First, lesser-known forms by top makers can remain underappreciated. A rare serving implement, wine cooler, or covered vegetable dish may offer better value than the most obvious trophy category. Second, partial services can be excellent buys when the remaining gap is realistic to fill. Third, buying from a focused specialist can offer a pricing advantage over fragmented auction chasing, especially once premiums, shipping risk, and condition surprises are factored in.
This is where concentration matters. A retailer built around antique French sterling silver, rather than general antiques, is more likely to understand comparative value across makers, forms, and periods.

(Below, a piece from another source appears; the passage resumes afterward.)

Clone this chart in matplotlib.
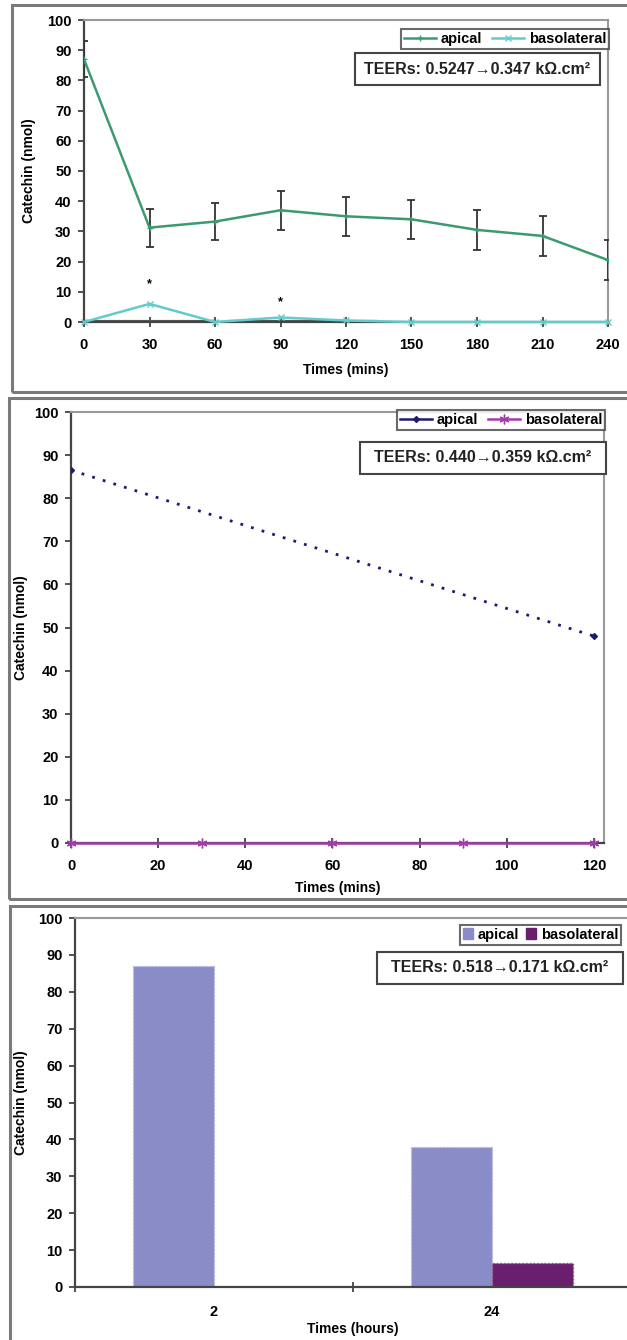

Estate Sale Sterling Silver operates in exactly that niche, which is why focused sourcing and market monitoring can matter as much as the silver itself.
What collectors should watch next
The next phase of demand is likely to remain selective rather than broad. Top-tier French 950 silver with maker prestige, scale, and excellent condition should continue to draw the most confidence. Complete services will remain difficult to replace. Statement pieces with decorative authority will stay attractive to both collectors and interior professionals. And buyers will keep favoring sellers who combine connoisseurship with strong buyer protection and disciplined pricing.
The broader lesson is simple. The best French silver has moved beyond the category of antique accessory. It now sits comfortably among collectible luxury assets - useful, displayable, historically rich, and increasingly hard to source at the highest level. If you are buying now, buy with conviction, buy with standards, and let quality do the work over time.